Lennox, arriving before noon, consoled Lady Fleming by restoring her plate, wardrobe, furniture, and one of her husband's estates; but the Archbishop he hurried off to execution, and he was hanged in his episcopal robes on the 6th of the month at Stirling. [A circumstantial account of the whole enterprise is furnished by Buchanan in vol. ii. pp. 593-9.] For his services Crawford received the lands of Bishop's Meadow, Blackstone Barns, and Mills of Partick, with a pension of £200 Scots. [Great Seal Register, iii. 578, No. 2199.] He also, shortly afterwards, bought for a town house the manse of the Parson of Glasgow [Gibson's Hist. of Glasgow, p. 59; see also infra, p. 40.] in Limmerfield or Drygate Lane east of the Bishop's Castle. [Old Ludgings of Glasgow, p. 32.] There with his wife he lived a good deal; but his warlike exploits were not yet over.

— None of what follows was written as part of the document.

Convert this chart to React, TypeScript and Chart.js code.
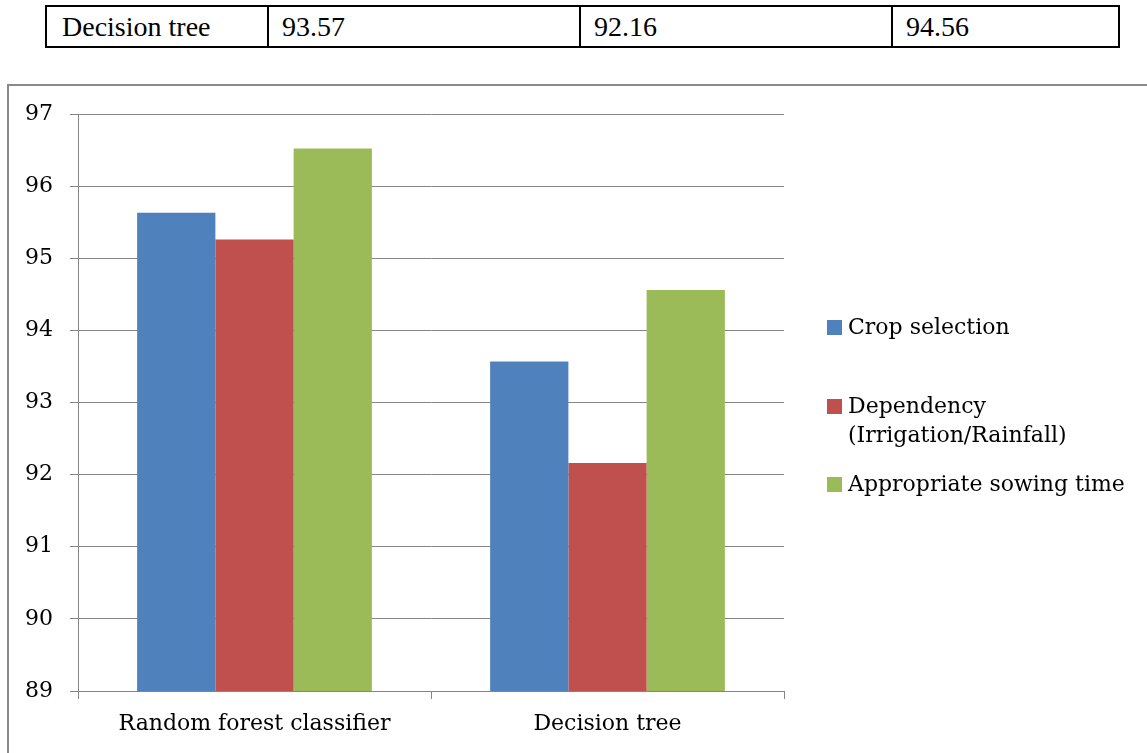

In 1573, when the capture of Edinburgh Castle was resolutely determined upon, Captain Crawford was one of the two commanders in the attack, and, after the storming of the Spur, it was they who were secretly admitted to receive the surrender of the fortress. Crawford became provost of Glasgow in 1577, as a substitute for a later Earl of Lennox. It was he who is said to have saved the cathedral in that year when the rabble wished to destroy it, by saying he was quite in favour of "dinging down the Hie Kirk, but not till they had built a new Kirk in its place." [See, however, infra, p. 158.] He also built the bridge over the Kelvin at Partick, which stood till 1895, bearing his arms and a shrewd motto. And he represented Glasgow at the Convention of Estates in 1578. In the end the old soldier of fortune, long a substantial citizen, died in his bed in 1603.